Changing the tempo of the middle of a song you’ve created in Garageband is quite easy, and it involves just a few different steps.
Frankly, I’ve actually explored this topic in other articles on the website, but I believe it’s worth mentioning in another article entirely of its own.
Follow the process laid out below:
How To Change The Tempo Of The Middle Of The Song
1) Go into Garageband’s toolbar and select “Track.” Bring up the “Show Tempo Track.”
2) From here, you’ll see the Tempo Track, and using the tempo automation points, select the points where you want to decrease or increase the tempo.
3) Drag the tempo track up or down relative to the BPM.
Another thing that you can do is try out the easy command, (Shift + Command + T), which will bring up the tempo track as well.
This is undoubtedly the easiest way to go about this, however, unfortunately, there are some limitations to Garageband’s ability to adjust tempo, notably, the fact that you can only apply it to every single instrument collectively rather than just one at a time.
In other words, you can’t apply the tempo changes to just one instrument. The change is consistent across the board. However, as I discussed in my other article on tempo, if you add a track region as a Loop, you can make adjustments to it specifically without affecting others. For the sake of clarification, we’re going to explore the same tactic here albeit in short form.
How To Change The Tempo Of Just One Instrument
1) Choose which track that you want to isolate
2) Hit ‘File’ in Garageband’s tool-bar
3) Click on the button that says, “Add Region to Loop Library,” or use the command, (Control + Shift + o).
4) Once you have access to all of the options for adding loops to Garageband’s loop library, choose the box that says, “One-Shot.”
5) Make a new Audio track using either the Command, (Shift + Command + A) or by using the right-click option.
6) Select the loop that you want to use by choosing the rope icon in the top-right hand side of the DAW.
7) Drag and drop the appropriate file and drop it into your new track region.
8) At this stage, you have a sample that won’t change whenever you’ve adjusted the tempo of the song.
Additionally, users often ask whether it’s possible to change the time signature in the middle of the song, but unfortunately, a user can’t do this in Garageband. It’s just one of those limitations to the software. To make more sophisticated changes to your music, you’d be better off to try out Logic Pro X or Pro Tools (from Plugin Fox). Garageband is a beginner-level software, so it isn’t able to make such changes.

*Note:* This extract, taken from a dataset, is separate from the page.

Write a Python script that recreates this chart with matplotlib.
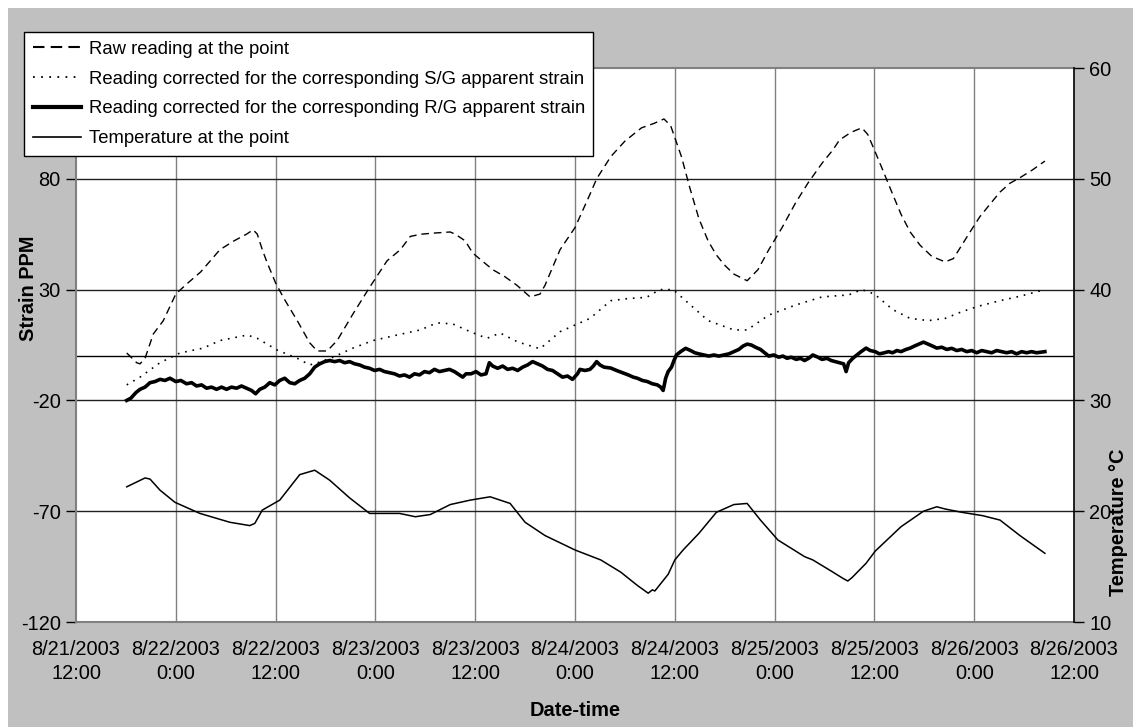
import matplotlib
matplotlib.use('Agg')
import matplotlib.pyplot as plt
from matplotlib.patches import Rectangle
from matplotlib.lines import Line2D
import pandas as pd

plt.rcParams['font.family'] = ['Liberation Sans', 'DejaVu Sans']

START = pd.Timestamp('2003-08-21 12:00')

# hours after 8/21/2003 12:00 and values
raw_h = [6.1, 7.3, 7.7, 8.3, 9.3, 10.5, 12.0, 13.3, 15.0, 17.3, 19.0, 20.5, 21.3, 21.8, 22.4, 23.0,
         24.0, 25.0, 26.6, 28.1, 29.0, 30.2, 31.4, 33.3, 35.3, 37.4, 39.0, 40.2, 41.5, 43.0, 45.0,
         45.6, 46.8, 47.7, 50.1, 51.5, 53.0, 54.6, 55.8, 56.4, 58.2, 60.0, 61.8, 62.6, 64.3, 66.0,
         68.0, 69.5, 70.7, 71.5, 72.8, 73.8, 74.9, 76.0, 77.0, 78.0, 79.1, 80.7, 82.0, 83.3, 84.9,
         86.5, 88.0, 89.7, 91.0, 91.8, 93.2, 94.5, 95.2, 96.0, 97.0, 98.2, 99.2, 100.3, 101.5,
         102.9, 104.5, 105.5, 106.5, 107.5, 108.7, 110.0, 111.1, 112.3, 113.5, 115.0, 116.5]
raw_v = [1.4, -3, -3.5, -1, 10, 16, 28, 32.5, 38, 48, 52, 55, 57, 55, 48, 42,
         33, 26, 16, 6, 2.3, 2.3, 7, 19, 31, 43, 48, 54, 55, 55.5, 56,
         55, 52, 46.5, 39, 36, 32, 26.7, 28, 32, 48, 58, 73, 80, 90, 97,
         103, 105, 107, 104, 90, 76, 62, 52, 45.6, 41, 37, 34, 39, 48, 58,
         69, 78, 87, 93, 97.5, 101, 103, 100, 93, 84, 73, 64, 56, 50,
         45, 42.5, 44, 50, 56, 63, 69, 74, 78, 80.5, 84, 88]

sg_h = [6.1, 7.7, 10.1, 12.5, 15.3, 17.3, 20.6, 21.8, 24.2, 26.6, 28.1, 29.3, 30.9, 33.3, 35.7,
        38.6, 41.4, 43.4, 45.3, 47.4, 49.4, 51.0, 53.1, 55.8, 58.2, 61.8, 64.3, 66.5, 68.6, 70.2,
        71.8, 73.9, 76.0, 79.1, 80.7, 83.3, 86.5, 89.7, 92.9, 94.5, 96.0, 98.2, 100.3, 102.5,
        104.5, 106.5, 108.5, 111.1, 113.5, 116.5]
sg_v = [-13, -9.5, -3, 1.4, 3.6, 7, 9.5, 8, 2.7, -1, -4, -2.7, -0.5, 3.6, 7,
        9.5, 11.8, 15, 14.5, 11, 8, 10.4, 6.4, 3.3, 11, 17, 25, 26, 26.5, 30,
        30, 23, 16, 11.8, 11.8, 18.5, 23, 26.7, 27.6, 30, 28, 21, 17, 16,
        17, 20, 22.5, 25, 27, 30]

rg_h = [6.1, 6.6, 7.2, 7.7, 8.3, 8.9, 9.5, 10.1, 10.7, 11.3, 12.0, 12.6, 13.3, 13.9, 14.5, 15.1,
        15.7, 16.3, 16.9, 17.5, 18.1, 18.7, 19.3, 19.9, 20.5, 21.1, 21.6, 22.1, 22.7, 23.3, 23.9,
        24.5, 25.1, 25.7, 26.3, 26.9, 27.5, 28.1, 28.7, 29.3, 29.9, 30.5, 31.1, 31.7, 32.3, 32.9,
        33.5, 34.1, 34.7, 35.3, 35.9, 36.5, 37.1, 37.7, 38.3, 38.9, 39.5, 40.1, 40.7, 41.3, 41.9,
        42.5, 43.1, 43.7, 44.3, 44.9, 45.5, 46.1, 46.5, 46.9, 47.5, 48.1, 48.7, 49.3, 49.7, 50.1,
        50.7, 51.3, 51.9, 52.5, 53.1, 53.7, 54.3, 54.9, 55.5, 56.1, 56.7, 57.3, 57.9, 58.5, 59.1,
        59.7, 60.3, 60.6, 61.2, 61.8, 62.2, 62.6, 63.0, 63.5, 64.3, 65.0, 65.7, 66.4, 67.0, 67.5,
        68.1, 68.7, 69.3, 69.9, 70.3, 70.6, 70.9, 71.2, 71.6, 71.9, 72.2, 72.7, 73.3, 73.9, 74.4,
        74.9, 75.5, 76.1, 76.7, 77.3, 77.9, 78.5, 79.1, 79.7, 80.2, 80.7, 81.2, 81.7, 82.3, 82.8,
        83.3, 83.9, 84.5, 85.0, 85.5, 86.0, 86.6, 87.1, 87.6, 88.1, 88.6, 89.2, 89.7, 90.3, 90.8,
        91.3, 91.8, 92.3, 92.6, 92.9, 93.4, 93.9, 94.4, 95.0, 95.5, 96.1, 96.6, 97.1, 97.7, 98.2,
        98.7, 99.2, 99.8, 100.3, 100.8, 101.4, 101.9, 102.4, 103.0, 103.5, 104.1, 104.7, 105.3,
        105.9, 106.5, 107.1, 107.7, 108.3, 108.9, 109.5, 110.1, 110.7, 111.3, 111.9, 112.5, 113.1,
        113.7, 114.3, 114.9, 115.5, 116.5]
rg_v = [-20, -19, -16.5, -15, -14, -12, -11.5, -10.5, -11, -10, -11.5, -11, -12.5, -12, -13.5, -13,
        -14.5, -14, -15, -14, -15, -14, -14.5, -13.5, -14.5, -15.5, -17, -15, -14, -12, -13,
        -11, -10, -12, -12.5, -11, -10, -8, -5, -3.5, -2.5, -2, -2.5, -2, -3, -2.5,
        -3.5, -4, -5, -5.5, -6.5, -6, -7, -7.5, -8, -9, -8.5, -9.5, -8, -8.5, -7,
        -7.5, -6, -7, -6.5, -6, -7, -8.5, -9.5, -8, -8, -7, -8.5, -8, -3, -4.5,
        -5.5, -4.5, -6, -5.5, -6.5, -5, -4, -2.5, -3.5, -4.5, -6, -6.5, -8, -9.5, -9,
        -10.5, -8, -6, -6.5, -6, -4.5, -2.5, -4, -5, -5.4, -6.5, -7.5, -8.5, -9.5, -10,
        -11, -11.5, -12.5, -13, -14, -15.5, -10, -7, -5, -2, 0.5, 2, 3.5, 2.5, 1.5,
        1, 0.5, 0, 0.5, 0, 0.5, 1, 2, 3, 4.5, 5.4, 5, 4, 3, 1.5,
        0, 0.5, -0.5, 0, -1, -0.5, -1.5, -1, -2, -1, 0.5, -0.5, -1.5, -1, -2,
        -2.5, -3, -3.5, -7, -3, -1, 0.5, 2, 3.6, 2.5, 2, 1, 1.4, 2, 1.5,
        2.5, 2, 3, 3.6, 4.5, 5.5, 6.3, 5.5, 4.5, 3.6, 4, 3, 3.5,
        2.5, 3, 2, 2.5, 1.5, 2.5, 2, 1.5, 2.5, 2, 1.5, 2, 1,
        2, 1.5, 2, 1.5, 2]

temp_h = [6.1, 8.3, 8.9, 10.1, 11.9, 14.9, 18.5, 20.9, 21.5, 22.4, 24.5, 26.9, 28.7, 30.5, 32.9,
          35.3, 38.9, 40.8, 42.6, 45.0, 47.4, 49.8, 51.0, 52.2, 54.0, 56.4, 60.0, 63.1, 65.5,
          67.5, 68.8, 69.3, 69.6, 71.2, 72.0, 73.0, 74.9, 77.0, 79.1, 80.7, 82.3, 84.4, 87.6,
          88.6, 90.8, 92.3, 92.8, 93.3, 95.0, 95.3, 96.1, 99.2, 101.9, 103.5, 104.5, 106.5,
          109.0, 111.1, 113.5, 116.5]
temp_v = [22.2, 23.0, 22.9, 21.9, 20.8, 19.8, 19.0, 18.7, 18.9, 20.1, 21.0, 23.3, 23.7, 22.8, 21.2,
          19.8, 19.8, 19.5, 19.7, 20.6, 21.0, 21.3, 21.0, 20.7, 19.0, 17.8, 16.5, 15.6, 14.5,
          13.3, 12.6, 12.9, 12.8, 14.3, 15.6, 16.5, 18.0, 19.9, 20.6, 20.7, 19.2, 17.4, 15.9,
          15.6, 14.6, 13.9, 13.7, 14.0, 15.3, 15.6, 16.4, 18.6, 20.0, 20.4, 20.2, 19.9,
          19.6, 19.2, 17.8, 16.2]

xtick_labels = ['8/21/2003\n12:00', '8/22/2003\n0:00', '8/22/2003\n12:00', '8/23/2003\n0:00',
                '8/23/2003\n12:00', '8/24/2003\n0:00', '8/24/2003\n12:00', '8/25/2003\n0:00',
                '8/25/2003\n12:00', '8/26/2003\n0:00', '8/26/2003\n12:00']
left_ticks = [-120, -70, -20, 30, 80, 130]
left_ticklabels = ['-120', '-70', '-20', '30', '80', '130']
right_ticks = [10, 20, 30, 40, 50, 60]

legend_labels = ['Raw reading at the point',
                 'Reading corrected for the corresponding S/G apparent strain',
                 'Reading corrected for the corresponding R/G apparent strain',
                 'Temperature at the point']


def to_dt(hours):
    return [START + pd.Timedelta(hours=h) for h in hours]


W, H = 1133, 727
FS = 14.4
fig = plt.figure(figsize=(W / 100, H / 100), dpi=100, facecolor='white')
fig.patches.append(Rectangle((8 / W, 0), 1 - 8 / W, 1 - 8 / H, transform=fig.transFigure,
                             facecolor='#c0c0c0', edgecolor='none', zorder=-10))

L, R, T, B = 76, 1074, 68, 622
ax = fig.add_axes([L / W, 1 - B / H, (R - L) / W, (B - T) / H])
ax.set_facecolor('white')

xticks = [START + pd.Timedelta(hours=12 * i) for i in range(len(xtick_labels))]
ax.set_xlim(xticks[0], xticks[-1])
ax.set_ylim(-120, 130)

for xt in xticks[1:-1]:
    ax.axvline(xt, color='#808080', lw=1.0, zorder=0)
for yt in left_ticks[1:-1]:
    ax.axhline(yt, color='#202020', lw=1.0, zorder=0)
ax.axhline(0, color='black', lw=1.0, zorder=0)

ax.plot(to_dt(raw_h), raw_v, color='black', lw=1.0, ls=(0, (5.5, 3.5)))
ax.plot(to_dt(sg_h), sg_v, color='black', lw=1.2, ls=(0, (1, 3.5)))
ax.plot(to_dt(rg_h), rg_v, color='black', lw=2.6)

ax.set_xticks(xticks)
ax.set_xticklabels(xtick_labels, fontsize=FS, linespacing=1.3)
ax.tick_params(axis='x', length=0, pad=13)
ax.set_yticks(left_ticks)
ax.set_yticklabels(left_ticklabels, fontsize=FS)
ax.tick_params(axis='y', direction='out', length=7, width=1, color='black', pad=4)
for s in ['left', 'top', 'bottom']:
    ax.spines[s].set_color('#808080')
    ax.spines[s].set_linewidth(1.5)
ax.spines['right'].set_visible(False)

ax2 = ax.twinx()
ax2.set_ylim(10, 60)
ax2.plot(to_dt(temp_h), temp_v, color='black', lw=1.1)
ax2.set_yticks(right_ticks)
ax2.set_yticklabels([str(v) for v in right_ticks], fontsize=FS)
ax2.tick_params(axis='y', direction='out', length=7, width=1, color='black', pad=4)
for s in ['left', 'top', 'bottom']:
    ax2.spines[s].set_visible(False)
ax2.spines['right'].set_color('black')
ax2.spines['right'].set_linewidth(1.2)

fig.text(28 / W, 1 - 288 / H, 'Strain PPM', rotation=90, ha='center', va='center',
         fontsize=FS, fontweight='bold')
fig.text(1119 / W, 1 - 522 / H, 'Temperature \u00b0C', rotation=90, ha='center', va='center',
         fontsize=FS, fontweight='bold')
fig.text(575 / W, 1 - 710 / H, 'Date-time', ha='center', va='center',
         fontsize=FS, fontweight='bold')

handles = [Line2D([], [], color='black', lw=1.5, ls=(0, (5.5, 3))),
           Line2D([], [], color='black', lw=1.3, ls=(0, (1, 3.5))),
           Line2D([], [], color='black', lw=3),
           Line2D([], [], color='black', lw=1.2)]
leg = fig.legend(handles, legend_labels, loc='upper left', bbox_to_anchor=(24 / W, 1 - 32 / H),
                 fontsize=13.35, frameon=True, fancybox=False, edgecolor='black', framealpha=1,
                 borderpad=0.46, labelspacing=0.7, handlelength=2.6, handletextpad=0.43,
                 borderaxespad=0)
leg.get_frame().set_linewidth(1.0)
leg.set_zorder(20)

fig.savefig('out.png', dpi=100, facecolor=fig.get_facecolor())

It’s worth noting that making tempo changes to a song is going to sound the best for Apple Loops (my guide), Drummer Tracks (also my guide), and MIDI recordings, rather than actual audio recordings that you’ve done with a guitar or another instrument.

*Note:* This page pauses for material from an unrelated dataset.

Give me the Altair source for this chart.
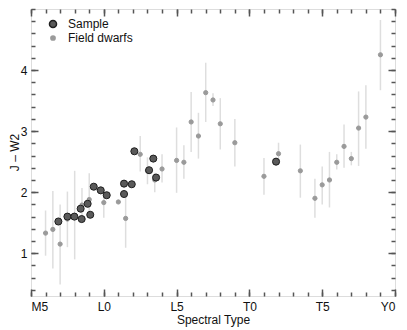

With that said, you can adjust the tempo of an audio recording, but it may sound a bit weird and slightly off if you make the change. On the other hand, you can record actual instruments and then speed them up after the fact. I’ve done this at least once so far.
Features of the Tempo Track
The Tempo Track works very similarly to the other forms of automation in Garageband which I’ve discussed before, notably, the way in which we’re able to increase or decrease the amount of change with the automation track. In other words, you just have to double-click on the blue line to separate the track into different pieces, although, it’s different in iOS (my guide).

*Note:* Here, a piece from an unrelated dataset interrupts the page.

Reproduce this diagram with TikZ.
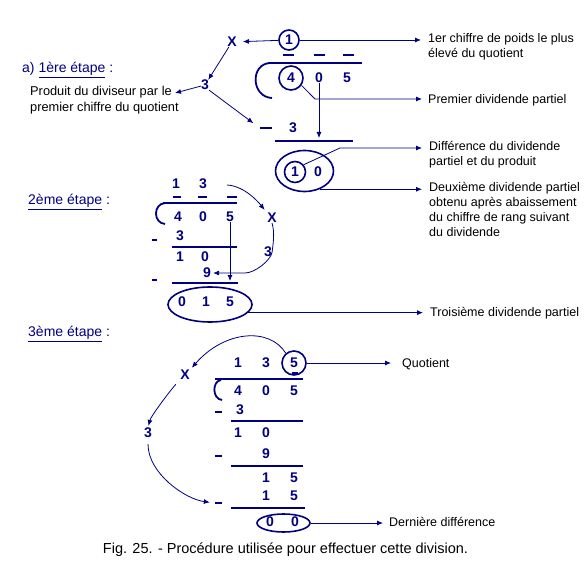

You can also adjust the level of decline or incline, which will make the changes either more abrupt or much smoother, depending on what you want to do.
Additionally, it’s worth mentioning that if you want to delete all of the changes you’ve made to the tempo track, you can actually drag a box around each automation point and then delete everything that you’ve done, rather than go back through and delete each automation point individually.
Tempo Track Techniques For Better Songwriting
By this, I mean that you can make tempo changes to your music for dramatic effect. In other words, let’s say that you’ve created a verse right before the chorus.
If you want it to build in intensity before a chorus drops, you would just have to increase the tempo of the song right up until the chorus.
It would look something like the image shown below:
You could use the same principle for the ending of the song as well. For example, if you wanted the song to fade out in speed as well as in dynamics, you could set up a gradual decrease in volume as well as speed for the sake of fading out the song.
The same principle can be used for different things.
It’s not uncommon for hip-hop producers, for example, to quickly slow down one part of the beat just to keep it interesting. I’ve heard this while listening to other producers on Soundcloud.
I’ve used this same technique for a song that I once did called “Cosmo Canyon,” where the introduction was a drummer track that leads into a beat that suddenly drops pretty hard.
You can check that out on my Soundcloud here:
Moreover, while using this principle, you could also set up a flanger on the master track of the song during the slowed down part, which would introduce an additional effect on the track.
Think of everything that could be done this, it doesn’t just have to be a flanger. It could also be a flanger, additional reverb, a phaser, and other effects like what’s included in Melda Productions’ Complete Bundle on Plugin Boutique.
YouTube Video Tutorial
I hope this article and tutorial was helpful to you in some way. Unfortunately, there are some limitations to Garageband’s interface, but there are usually some ways to work around them.